--- Your goal ---
Copy every record below, exactly as written.

── Working data

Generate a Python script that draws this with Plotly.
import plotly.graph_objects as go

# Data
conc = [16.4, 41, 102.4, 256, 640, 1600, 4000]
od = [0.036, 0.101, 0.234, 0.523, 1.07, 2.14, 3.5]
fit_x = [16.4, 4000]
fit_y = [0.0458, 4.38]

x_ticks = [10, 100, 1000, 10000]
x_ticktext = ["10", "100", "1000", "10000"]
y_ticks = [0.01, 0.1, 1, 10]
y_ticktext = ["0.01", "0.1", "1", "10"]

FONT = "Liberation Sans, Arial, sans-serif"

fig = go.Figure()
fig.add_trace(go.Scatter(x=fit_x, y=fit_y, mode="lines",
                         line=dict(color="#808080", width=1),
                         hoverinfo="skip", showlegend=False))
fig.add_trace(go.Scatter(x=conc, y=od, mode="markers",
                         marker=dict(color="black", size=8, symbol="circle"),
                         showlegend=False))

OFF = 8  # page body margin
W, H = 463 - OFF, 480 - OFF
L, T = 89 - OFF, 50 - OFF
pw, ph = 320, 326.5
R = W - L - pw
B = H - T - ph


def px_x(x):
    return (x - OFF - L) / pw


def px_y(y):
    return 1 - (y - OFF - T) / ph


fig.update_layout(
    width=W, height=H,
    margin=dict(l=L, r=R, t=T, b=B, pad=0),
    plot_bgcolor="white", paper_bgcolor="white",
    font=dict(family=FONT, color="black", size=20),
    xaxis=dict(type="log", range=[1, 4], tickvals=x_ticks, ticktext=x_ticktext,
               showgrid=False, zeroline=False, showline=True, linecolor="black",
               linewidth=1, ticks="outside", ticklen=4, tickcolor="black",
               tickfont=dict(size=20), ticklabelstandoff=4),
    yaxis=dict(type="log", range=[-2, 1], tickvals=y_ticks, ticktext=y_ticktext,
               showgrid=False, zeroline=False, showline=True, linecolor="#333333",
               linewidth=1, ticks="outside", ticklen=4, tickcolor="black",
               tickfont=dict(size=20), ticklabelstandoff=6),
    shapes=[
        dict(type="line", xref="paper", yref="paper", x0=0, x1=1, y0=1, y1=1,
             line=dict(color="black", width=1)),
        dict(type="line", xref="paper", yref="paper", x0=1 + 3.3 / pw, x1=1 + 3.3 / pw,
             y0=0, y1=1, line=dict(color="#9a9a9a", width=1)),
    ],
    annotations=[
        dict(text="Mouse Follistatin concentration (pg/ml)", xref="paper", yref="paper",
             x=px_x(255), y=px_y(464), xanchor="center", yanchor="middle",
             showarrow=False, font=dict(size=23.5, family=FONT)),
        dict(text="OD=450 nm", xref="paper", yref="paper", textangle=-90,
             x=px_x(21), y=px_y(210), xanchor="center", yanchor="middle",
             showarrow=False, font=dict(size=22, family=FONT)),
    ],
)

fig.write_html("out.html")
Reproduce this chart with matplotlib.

────

--- Reply to the exercise ---
Generate a Python script that draws this with Plotly.
import plotly.graph_objects as go

# Data
conc = [16.4, 41, 102.4, 256, 640, 1600, 4000]
od = [0.036, 0.101, 0.234, 0.523, 1.07, 2.14, 3.5]
fit_x = [16.4, 4000]
fit_y = [0.0458, 4.38]

x_ticks = [10, 100, 1000, 10000]
x_ticktext = ["10", "100", "1000", "10000"]
y_ticks = [0.01, 0.1, 1, 10]
y_ticktext = ["0.01", "0.1", "1", "10"]

FONT = "Liberation Sans, Arial, sans-serif"

fig = go.Figure()
fig.add_trace(go.Scatter(x=fit_x, y=fit_y, mode="lines",
                         line=dict(color="#808080", width=1),
                         hoverinfo="skip", showlegend=False))
fig.add_trace(go.Scatter(x=conc, y=od, mode="markers",
                         marker=dict(color="black", size=8, symbol="circle"),
                         showlegend=False))

OFF = 8  # page body margin
W, H = 463 - OFF, 480 - OFF
L, T = 89 - OFF, 50 - OFF
pw, ph = 320, 326.5
R = W - L - pw
B = H - T - ph


def px_x(x):
    return (x - OFF - L) / pw


def px_y(y):
    return 1 - (y - OFF - T) / ph


fig.update_layout(
    width=W, height=H,
    margin=dict(l=L, r=R, t=T, b=B, pad=0),
    plot_bgcolor="white", paper_bgcolor="white",
    font=dict(family=FONT, color="black", size=20),
    xaxis=dict(type="log", range=[1, 4], tickvals=x_ticks, ticktext=x_ticktext,
               showgrid=False, zeroline=False, showline=True, linecolor="black",
               linewidth=1, ticks="outside", ticklen=4, tickcolor="black",
               tickfont=dict(size=20), ticklabelstandoff=4),
    yaxis=dict(type="log", range=[-2, 1], tickvals=y_ticks, ticktext=y_ticktext,
               showgrid=False, zeroline=False, showline=True, linecolor="#333333",
               linewidth=1, ticks="outside", ticklen=4, tickcolor="black",
               tickfont=dict(size=20), ticklabelstandoff=6),
    shapes=[
        dict(type="line", xref="paper", yref="paper", x0=0, x1=1, y0=1, y1=1,
             line=dict(color="black", width=1)),
        dict(type="line", xref="paper", yref="paper", x0=1 + 3.3 / pw, x1=1 + 3.3 / pw,
             y0=0, y1=1, line=dict(color="#9a9a9a", width=1)),
    ],
    annotations=[
        dict(text="Mouse Follistatin concentration (pg/ml)", xref="paper", yref="paper",
             x=px_x(255), y=px_y(464), xanchor="center", yanchor="middle",
             showarrow=False, font=dict(size=23.5, family=FONT)),
        dict(text="OD=450 nm", xref="paper", yref="paper", textangle=-90,
             x=px_x(21), y=px_y(210), xanchor="center", yanchor="middle",
             showarrow=False, font=dict(size=22, family=FONT)),
    ],
)

fig.write_html("out.html")
Reproduce this chart with matplotlib.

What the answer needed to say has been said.